TASK PROMPT:
Write out the listing below in full and exactly, leaving out every picture.

INFORMATION PROVIDED:
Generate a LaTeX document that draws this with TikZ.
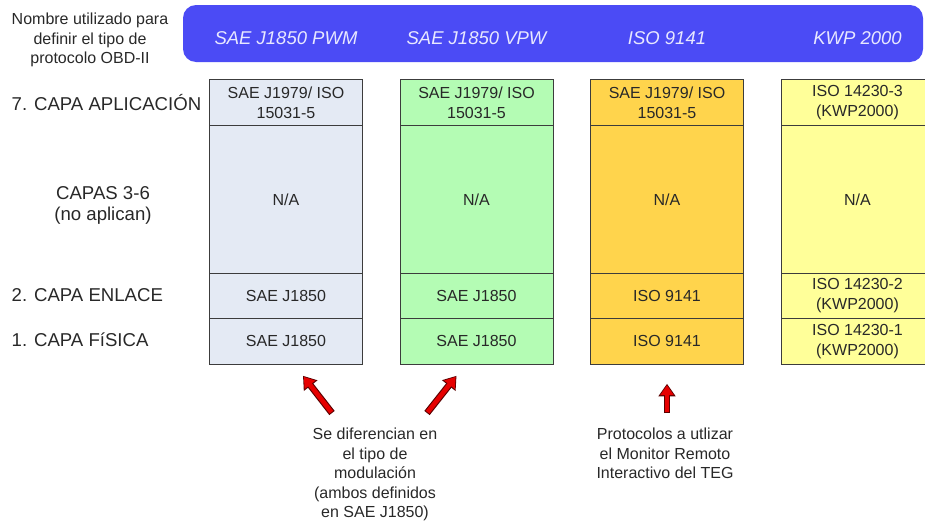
\documentclass[tikz,border=0pt]{standalone}
\usepackage{fontspec}
\setmainfont{Liberation Sans}
\usepackage{tikz}
\usetikzlibrary{arrows.meta,calc,positioning,chains}

\definecolor{bannerblue}{RGB}{75,75,245}
\definecolor{bannertext}{RGB}{232,232,255}
\definecolor{pwmfill}{RGB}{228,234,244}
\definecolor{vpwfill}{RGB}{180,252,180}
\definecolor{isofill}{RGB}{255,212,76}
\definecolor{kwpfill}{RGB}{255,255,153}
\definecolor{cellborder}{RGB}{60,60,60}
\definecolor{textgray}{RGB}{40,40,40}
\definecolor{arrowred}{RGB}{230,0,0}
\definecolor{arrowrim}{RGB}{90,0,0}

\begin{document}
\begin{tikzpicture}[
            x=1pt, y=-1pt,
            every node/.style={ inner sep=0pt, text=textgray },
            cell/.style={ draw=cellborder, line width=0.8pt, minimum width=153pt, align=center, font=\fontsize{16}{20}\selectfont },
            layer/.style={ font=\fontsize{18.6}{21}\selectfont },
            note/.style={ align=center, font=\fontsize{16}{19.5}\selectfont },
            protname/.style={ text=bannertext, font=\fontsize{18.5}{22}\selectfont\itshape },
            arrowout/.style={ draw=arrowrim, line width=6.8pt, -{Triangle[length=12.5pt,width=16.5pt]} },
            arrowin/.style={ draw=arrowred, line width=4.6pt, shorten >=1.4pt, shorten <=1pt, -{Triangle[length=10pt,width=13pt]} },
            start chain=pwm going below,
            start chain=vpw going below,
            start chain=iso going below,
            start chain=kwp going below,
            node distance=-0.8pt
        ]
        \path[use as bounding box] (0,0) rectangle (925,522);
        \clip (0,0) rectangle (925,522);

        \node[fill=bannerblue, rounded corners=13pt, minimum width=740pt, minimum height=57pt] (banner) at (553,33.5) {};

        \node[cell, on chain=pwm, fill=pwmfill, minimum height=46pt, at={(286,79)}, anchor=north] {SAE J1979/ ISO\\15031-5};
        \node[cell, on chain=pwm, fill=pwmfill, minimum height=148pt] {N/A};
        \node[cell, on chain=pwm, fill=pwmfill, minimum height=45pt ] {SAE J1850};
        \node[cell, on chain=pwm, fill=pwmfill, minimum height=46pt ] {SAE J1850};

        \node[cell, on chain=vpw, fill=vpwfill, minimum height=46pt, at={(476.5,79)}, anchor=north] {SAE J1979/ ISO\\15031-5};
        \node[cell, on chain=vpw, fill=vpwfill, minimum height=148pt] {N/A};
        \node[cell, on chain=vpw, fill=vpwfill, minimum height=45pt ] {SAE J1850};
        \node[cell, on chain=vpw, fill=vpwfill, minimum height=46pt ] {SAE J1850};

        \node[cell, on chain=iso, fill=isofill, minimum height=46pt, at={(667,79)}, anchor=north] {SAE J1979/ ISO\\15031-5};
        \node[cell, on chain=iso, fill=isofill, minimum height=148pt] {N/A};
        \node[cell, on chain=iso, fill=isofill, minimum height=45pt ] {ISO 9141};
        \node[cell, on chain=iso, fill=isofill, minimum height=46pt ] {ISO 9141};

        \node[cell, on chain=kwp, fill=kwpfill, minimum height=46pt, at={(857.5,79)}, anchor=north] {ISO 14230-3\\(KWP2000)};
        \node[cell, on chain=kwp, fill=kwpfill, minimum height=148pt] {N/A};
        \node[cell, on chain=kwp, fill=kwpfill, minimum height=45pt ] {ISO 14230-2\\(KWP2000)};
        \node[cell, on chain=kwp, fill=kwpfill, minimum height=46pt ] {ISO 14230-1\\(KWP2000)};

        \node[protname] (pwmname) at ($(pwm-1.north)+(0,-41)$) {SAE J1850 PWM};
        \node[protname] (vpwname) at ($(vpw-1.north)+(0,-41)$) {SAE J1850 VPW};
        \node[protname] (isoname) at ($(iso-1.north)+(0,-41)$) {ISO 9141};
        \node[protname] (kwpname) at ($(kwp-1.north)+(0,-41)$) {KWP 2000};

        \node[note] (obdlabel) at (90,40) {Nombre utilizado para\\definir el tipo de\\protocolo OBD-II};
        \node[layer, anchor=base west] (applayer) at (11.5,110) {7. CAPA APLICACIÓN};
        \node[layer, align=center] (midlayer) at (103,205) {CAPAS 3-6\\(no aplican)};
        \node[layer, anchor=base west] (linklayer) at (11.5,301) {2. CAPA ENLACE};
        \node[layer, anchor=base west] (phylayer) at (11.5,346) {1. CAPA FíSICA};

        \node[note, anchor=north] (modnote) at (375,428) {Se diferencian en\\el tipo de\\modulación\\(ambos definidos\\en SAE J1850)};
        \node[note, anchor=north] (tegnote) at (665,428) {Protocolos a utlizar\\el Monitor Remoto\\Interactivo del TEG};

        % flechas hacia las columnas
        \coordinate (pwmtail) at ($(modnote.north)+(-43,-15)$);
        \coordinate (pwmtip)  at ($(pwm-4.south)+(17,11)$);
        \coordinate (vpwtail) at ($(modnote.north)+(52,-15)$);
        \coordinate (vpwtip)  at ($(vpw-4.south)+(-20,11)$);
        \coordinate (isotail) at ($(tegnote.north)+(2,-15)$);
        \coordinate (isotip)  at ($(iso-4.south)+(0,19)$);

        \draw[arrowout] (pwmtail) -- (pwmtip);
        \draw[arrowin]  (pwmtail) -- (pwmtip);
        \draw[arrowout] (vpwtail) -- (vpwtip);
        \draw[arrowin]  (vpwtail) -- (vpwtip);
        \draw[arrowout] (isotail) -- (isotip);
        \draw[arrowin]  (isotail) -- (isotip);
    \end{tikzpicture}
\end{document}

FULL ANSWER:
Generate a LaTeX document that draws this with TikZ.
\documentclass[tikz,border=0pt]{standalone}
\usepackage{fontspec}
\setmainfont{Liberation Sans}
\usepackage{tikz}
\usetikzlibrary{arrows.meta,calc,positioning,chains}

\definecolor{bannerblue}{RGB}{75,75,245}
\definecolor{bannertext}{RGB}{232,232,255}
\definecolor{pwmfill}{RGB}{228,234,244}
\definecolor{vpwfill}{RGB}{180,252,180}
\definecolor{isofill}{RGB}{255,212,76}
\definecolor{kwpfill}{RGB}{255,255,153}
\definecolor{cellborder}{RGB}{60,60,60}
\definecolor{textgray}{RGB}{40,40,40}
\definecolor{arrowred}{RGB}{230,0,0}
\definecolor{arrowrim}{RGB}{90,0,0}

\begin{document}
\begin{tikzpicture}[
            x=1pt, y=-1pt,
            every node/.style={ inner sep=0pt, text=textgray },
            cell/.style={ draw=cellborder, line width=0.8pt, minimum width=153pt, align=center, font=\fontsize{16}{20}\selectfont },
            layer/.style={ font=\fontsize{18.6}{21}\selectfont },
            note/.style={ align=center, font=\fontsize{16}{19.5}\selectfont },
            protname/.style={ text=bannertext, font=\fontsize{18.5}{22}\selectfont\itshape },
            arrowout/.style={ draw=arrowrim, line width=6.8pt, -{Triangle[length=12.5pt,width=16.5pt]} },
            arrowin/.style={ draw=arrowred, line width=4.6pt, shorten >=1.4pt, shorten <=1pt, -{Triangle[length=10pt,width=13pt]} },
            start chain=pwm going below,
            start chain=vpw going below,
            start chain=iso going below,
            start chain=kwp going below,
            node distance=-0.8pt
        ]
        \path[use as bounding box] (0,0) rectangle (925,522);
        \clip (0,0) rectangle (925,522);

        \node[fill=bannerblue, rounded corners=13pt, minimum width=740pt, minimum height=57pt] (banner) at (553,33.5) {};

        \node[cell, on chain=pwm, fill=pwmfill, minimum height=46pt, at={(286,79)}, anchor=north] {SAE J1979/ ISO\\15031-5};
        \node[cell, on chain=pwm, fill=pwmfill, minimum height=148pt] {N/A};
        \node[cell, on chain=pwm, fill=pwmfill, minimum height=45pt ] {SAE J1850};
        \node[cell, on chain=pwm, fill=pwmfill, minimum height=46pt ] {SAE J1850};

        \node[cell, on chain=vpw, fill=vpwfill, minimum height=46pt, at={(476.5,79)}, anchor=north] {SAE J1979/ ISO\\15031-5};
        \node[cell, on chain=vpw, fill=vpwfill, minimum height=148pt] {N/A};
        \node[cell, on chain=vpw, fill=vpwfill, minimum height=45pt ] {SAE J1850};
        \node[cell, on chain=vpw, fill=vpwfill, minimum height=46pt ] {SAE J1850};

        \node[cell, on chain=iso, fill=isofill, minimum height=46pt, at={(667,79)}, anchor=north] {SAE J1979/ ISO\\15031-5};
        \node[cell, on chain=iso, fill=isofill, minimum height=148pt] {N/A};
        \node[cell, on chain=iso, fill=isofill, minimum height=45pt ] {ISO 9141};
        \node[cell, on chain=iso, fill=isofill, minimum height=46pt ] {ISO 9141};

        \node[cell, on chain=kwp, fill=kwpfill, minimum height=46pt, at={(857.5,79)}, anchor=north] {ISO 14230-3\\(KWP2000)};
        \node[cell, on chain=kwp, fill=kwpfill, minimum height=148pt] {N/A};
        \node[cell, on chain=kwp, fill=kwpfill, minimum height=45pt ] {ISO 14230-2\\(KWP2000)};
        \node[cell, on chain=kwp, fill=kwpfill, minimum height=46pt ] {ISO 14230-1\\(KWP2000)};

        \node[protname] (pwmname) at ($(pwm-1.north)+(0,-41)$) {SAE J1850 PWM};
        \node[protname] (vpwname) at ($(vpw-1.north)+(0,-41)$) {SAE J1850 VPW};
        \node[protname] (isoname) at ($(iso-1.north)+(0,-41)$) {ISO 9141};
        \node[protname] (kwpname) at ($(kwp-1.north)+(0,-41)$) {KWP 2000};

        \node[note] (obdlabel) at (90,40) {Nombre utilizado para\\definir el tipo de\\protocolo OBD-II};
        \node[layer, anchor=base west] (applayer) at (11.5,110) {7. CAPA APLICACIÓN};
        \node[layer, align=center] (midlayer) at (103,205) {CAPAS 3-6\\(no aplican)};
        \node[layer, anchor=base west] (linklayer) at (11.5,301) {2. CAPA ENLACE};
        \node[layer, anchor=base west] (phylayer) at (11.5,346) {1. CAPA FíSICA};

        \node[note, anchor=north] (modnote) at (375,428) {Se diferencian en\\el tipo de\\modulación\\(ambos definidos\\en SAE J1850)};
        \node[note, anchor=north] (tegnote) at (665,428) {Protocolos a utlizar\\el Monitor Remoto\\Interactivo del TEG};

        % flechas hacia las columnas
        \coordinate (pwmtail) at ($(modnote.north)+(-43,-15)$);
        \coordinate (pwmtip)  at ($(pwm-4.south)+(17,11)$);
        \coordinate (vpwtail) at ($(modnote.north)+(52,-15)$);
        \coordinate (vpwtip)  at ($(vpw-4.south)+(-20,11)$);
        \coordinate (isotail) at ($(tegnote.north)+(2,-15)$);
        \coordinate (isotip)  at ($(iso-4.south)+(0,19)$);

        \draw[arrowout] (pwmtail) -- (pwmtip);
        \draw[arrowin]  (pwmtail) -- (pwmtip);
        \draw[arrowout] (vpwtail) -- (vpwtip);
        \draw[arrowin]  (vpwtail) -- (vpwtip);
        \draw[arrowout] (isotail) -- (isotip);
        \draw[arrowin]  (isotail) -- (isotip);
    \end{tikzpicture}
\end{document}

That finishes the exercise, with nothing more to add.